++++ SOURCE DATA
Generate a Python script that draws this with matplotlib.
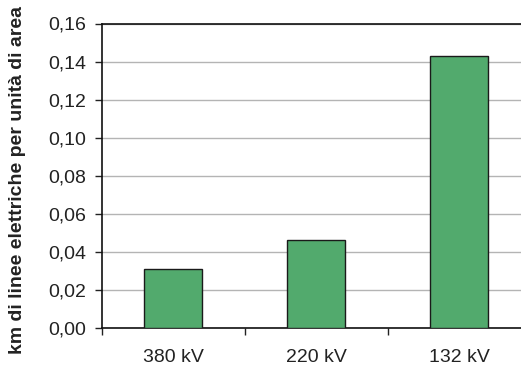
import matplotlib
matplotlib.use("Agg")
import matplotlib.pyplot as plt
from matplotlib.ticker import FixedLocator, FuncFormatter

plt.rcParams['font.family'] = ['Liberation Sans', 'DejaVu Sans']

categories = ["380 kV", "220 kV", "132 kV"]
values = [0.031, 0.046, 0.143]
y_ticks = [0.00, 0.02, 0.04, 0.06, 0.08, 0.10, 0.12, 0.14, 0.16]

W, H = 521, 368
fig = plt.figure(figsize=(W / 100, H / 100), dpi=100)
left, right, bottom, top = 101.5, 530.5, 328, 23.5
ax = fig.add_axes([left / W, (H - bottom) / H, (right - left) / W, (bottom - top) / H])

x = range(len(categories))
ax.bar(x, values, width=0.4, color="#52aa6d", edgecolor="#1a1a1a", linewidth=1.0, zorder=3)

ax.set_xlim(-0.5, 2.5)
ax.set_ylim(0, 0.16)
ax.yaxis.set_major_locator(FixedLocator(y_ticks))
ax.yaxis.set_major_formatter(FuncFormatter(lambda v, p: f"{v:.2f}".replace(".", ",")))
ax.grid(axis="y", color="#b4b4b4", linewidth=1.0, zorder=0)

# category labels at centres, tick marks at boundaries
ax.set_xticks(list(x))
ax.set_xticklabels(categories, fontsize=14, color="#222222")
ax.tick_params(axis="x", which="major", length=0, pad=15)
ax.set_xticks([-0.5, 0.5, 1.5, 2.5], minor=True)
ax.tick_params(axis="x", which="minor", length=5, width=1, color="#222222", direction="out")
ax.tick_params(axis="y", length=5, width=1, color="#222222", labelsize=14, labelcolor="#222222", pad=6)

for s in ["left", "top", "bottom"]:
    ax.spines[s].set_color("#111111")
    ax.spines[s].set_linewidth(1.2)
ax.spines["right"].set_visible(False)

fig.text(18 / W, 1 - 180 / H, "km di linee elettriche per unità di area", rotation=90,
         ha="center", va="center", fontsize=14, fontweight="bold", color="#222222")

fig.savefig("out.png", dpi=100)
++++++++
» WORK TO DO: Give an exact reproduction of every line, leaving out any picture.

» RESULT:
Generate a Python script that draws this with matplotlib.
import matplotlib
matplotlib.use("Agg")
import matplotlib.pyplot as plt
from matplotlib.ticker import FixedLocator, FuncFormatter

plt.rcParams['font.family'] = ['Liberation Sans', 'DejaVu Sans']

categories = ["380 kV", "220 kV", "132 kV"]
values = [0.031, 0.046, 0.143]
y_ticks = [0.00, 0.02, 0.04, 0.06, 0.08, 0.10, 0.12, 0.14, 0.16]

W, H = 521, 368
fig = plt.figure(figsize=(W / 100, H / 100), dpi=100)
left, right, bottom, top = 101.5, 530.5, 328, 23.5
ax = fig.add_axes([left / W, (H - bottom) / H, (right - left) / W, (bottom - top) / H])

x = range(len(categories))
ax.bar(x, values, width=0.4, color="#52aa6d", edgecolor="#1a1a1a", linewidth=1.0, zorder=3)

ax.set_xlim(-0.5, 2.5)
ax.set_ylim(0, 0.16)
ax.yaxis.set_major_locator(FixedLocator(y_ticks))
ax.yaxis.set_major_formatter(FuncFormatter(lambda v, p: f"{v:.2f}".replace(".", ",")))
ax.grid(axis="y", color="#b4b4b4", linewidth=1.0, zorder=0)

# category labels at centres, tick marks at boundaries
ax.set_xticks(list(x))
ax.set_xticklabels(categories, fontsize=14, color="#222222")
ax.tick_params(axis="x", which="major", length=0, pad=15)
ax.set_xticks([-0.5, 0.5, 1.5, 2.5], minor=True)
ax.tick_params(axis="x", which="minor", length=5, width=1, color="#222222", direction="out")
ax.tick_params(axis="y", length=5, width=1, color="#222222", labelsize=14, labelcolor="#222222", pad=6)

for s in ["left", "top", "bottom"]:
    ax.spines[s].set_color("#111111")
    ax.spines[s].set_linewidth(1.2)
ax.spines["right"].set_visible(False)

fig.text(18 / W, 1 - 180 / H, "km di linee elettriche per unità di area", rotation=90,
         ha="center", va="center", fontsize=14, fontweight="bold", color="#222222")

fig.savefig("out.png", dpi=100)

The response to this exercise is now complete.